Directions for this task
Look through the material and copy each line holding "with".

Given records
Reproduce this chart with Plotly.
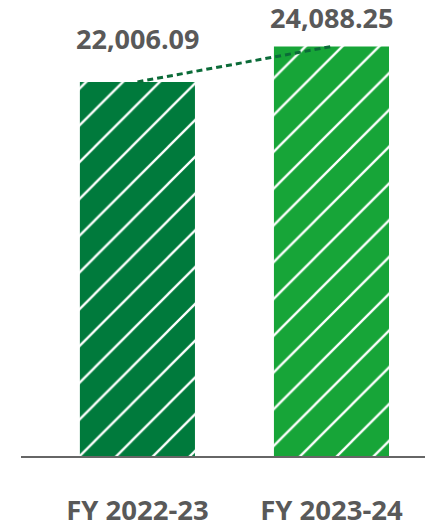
--
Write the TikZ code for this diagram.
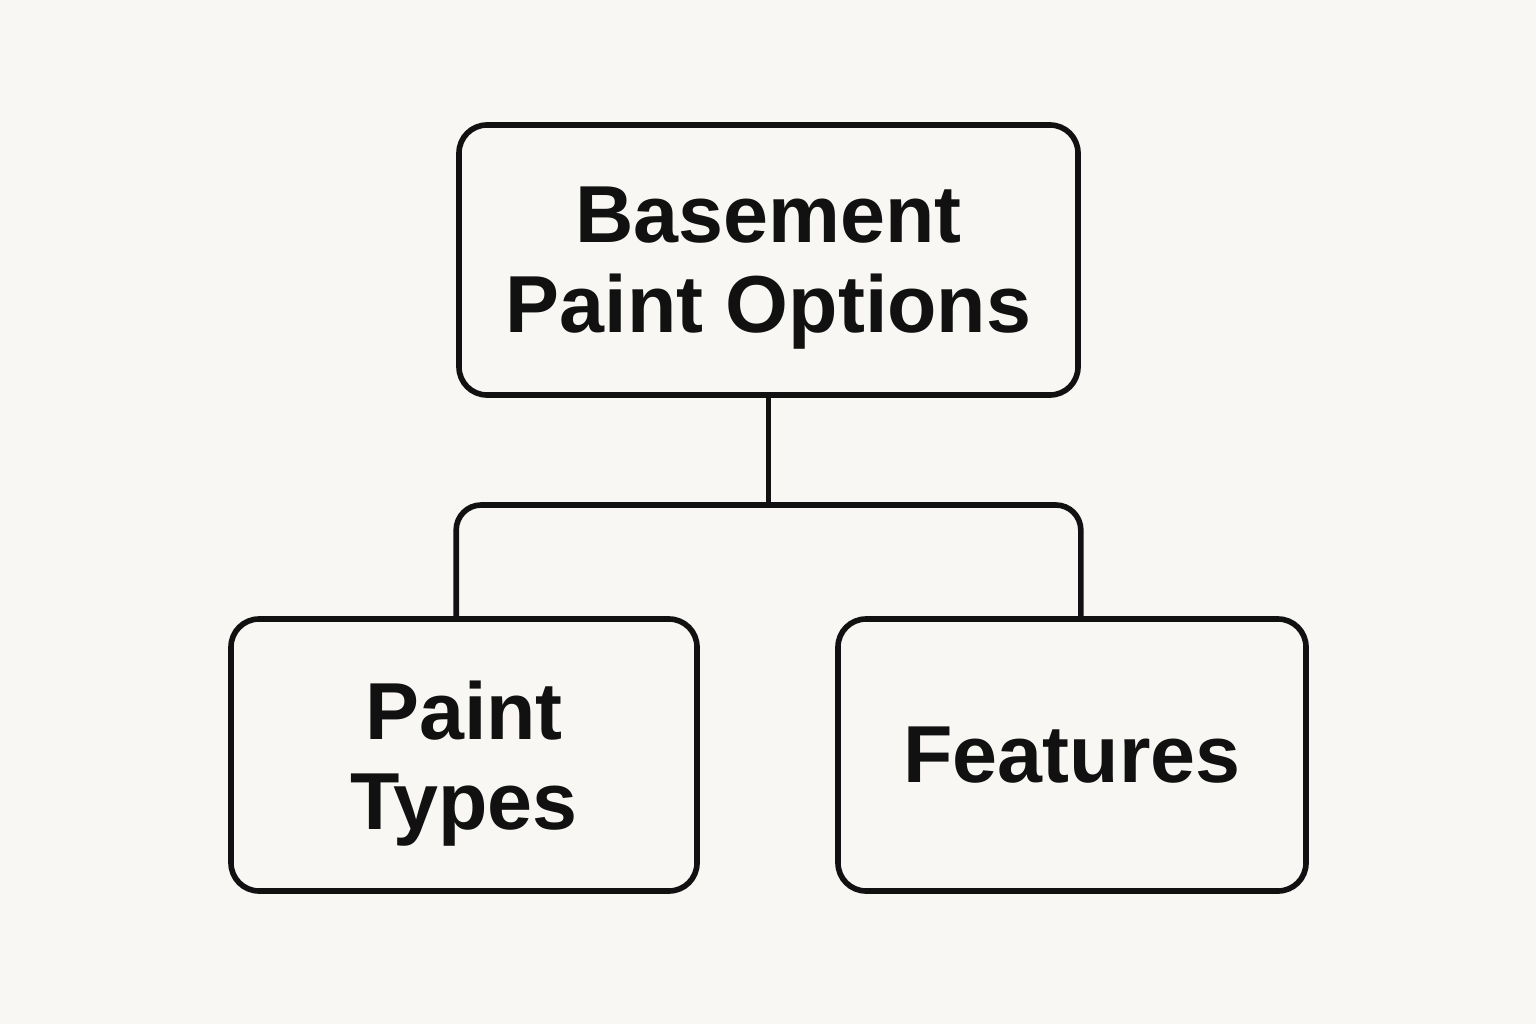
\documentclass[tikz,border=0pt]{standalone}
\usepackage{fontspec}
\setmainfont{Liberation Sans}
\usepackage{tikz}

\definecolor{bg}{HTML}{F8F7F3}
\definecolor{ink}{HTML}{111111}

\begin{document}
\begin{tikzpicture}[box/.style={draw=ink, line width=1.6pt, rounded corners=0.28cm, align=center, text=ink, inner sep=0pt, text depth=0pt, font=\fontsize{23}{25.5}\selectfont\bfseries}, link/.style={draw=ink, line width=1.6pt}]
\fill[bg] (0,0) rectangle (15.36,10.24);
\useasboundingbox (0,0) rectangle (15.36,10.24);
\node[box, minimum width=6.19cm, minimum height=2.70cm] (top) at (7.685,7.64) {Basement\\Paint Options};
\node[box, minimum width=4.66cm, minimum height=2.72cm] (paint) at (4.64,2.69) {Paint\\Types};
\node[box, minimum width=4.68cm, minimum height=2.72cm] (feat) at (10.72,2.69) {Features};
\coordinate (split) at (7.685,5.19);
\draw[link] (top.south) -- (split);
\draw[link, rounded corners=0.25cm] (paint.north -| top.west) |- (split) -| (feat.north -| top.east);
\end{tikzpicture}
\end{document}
==
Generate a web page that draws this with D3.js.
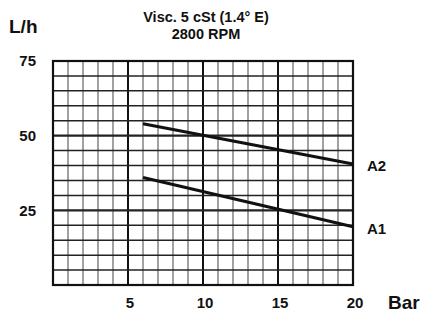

Solution for this problem
Reproduce this chart with Plotly.
Generate a web page that draws this with D3.js.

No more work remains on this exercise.